The clearest inflection point came in 2017, when SoftBank led a $502 million funding round, valuing Improbable at over $1 billion and making it one of the most heavily backed deep-tech companies in British history at the time. The capital was directed largely at SpatialOS, the company's cloud-based platform designed to allow developers to build persistent, large-scale multiplayer game worlds across distributed servers. A subsequent and widely noted dispute with Unity Technologies in 2019, which briefly restricted SpatialOS games from using Unity's engine, drew significant industry attention before a resolution was reached.

Improbable has since pursued a dual track: continuing to develop its games infrastructure business while building out a defence and synthetic environments division, which applies simulation technology to military training and operational planning. These are distinct commercial propositions serving very different buyers, and the company's ability to sustain both simultaneously is a structural question that operators in adjacent markets will find instructive.
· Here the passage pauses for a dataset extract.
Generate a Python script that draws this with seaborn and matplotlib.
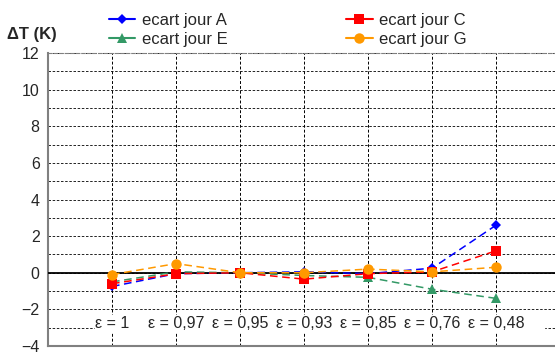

For BF readers, Improbable is a useful case study in the tension between platform ambition and market focus. It raised capital on a sweeping vision, encountered the commercial friction that broad platforms typically face, and has been navigating a narrowing of focus ever since. How it resolves the relationship between its gaming and defence verticals will say something meaningful about whether deep-tech infrastructure businesses can serve multiple sectors without diluting their proposition in either.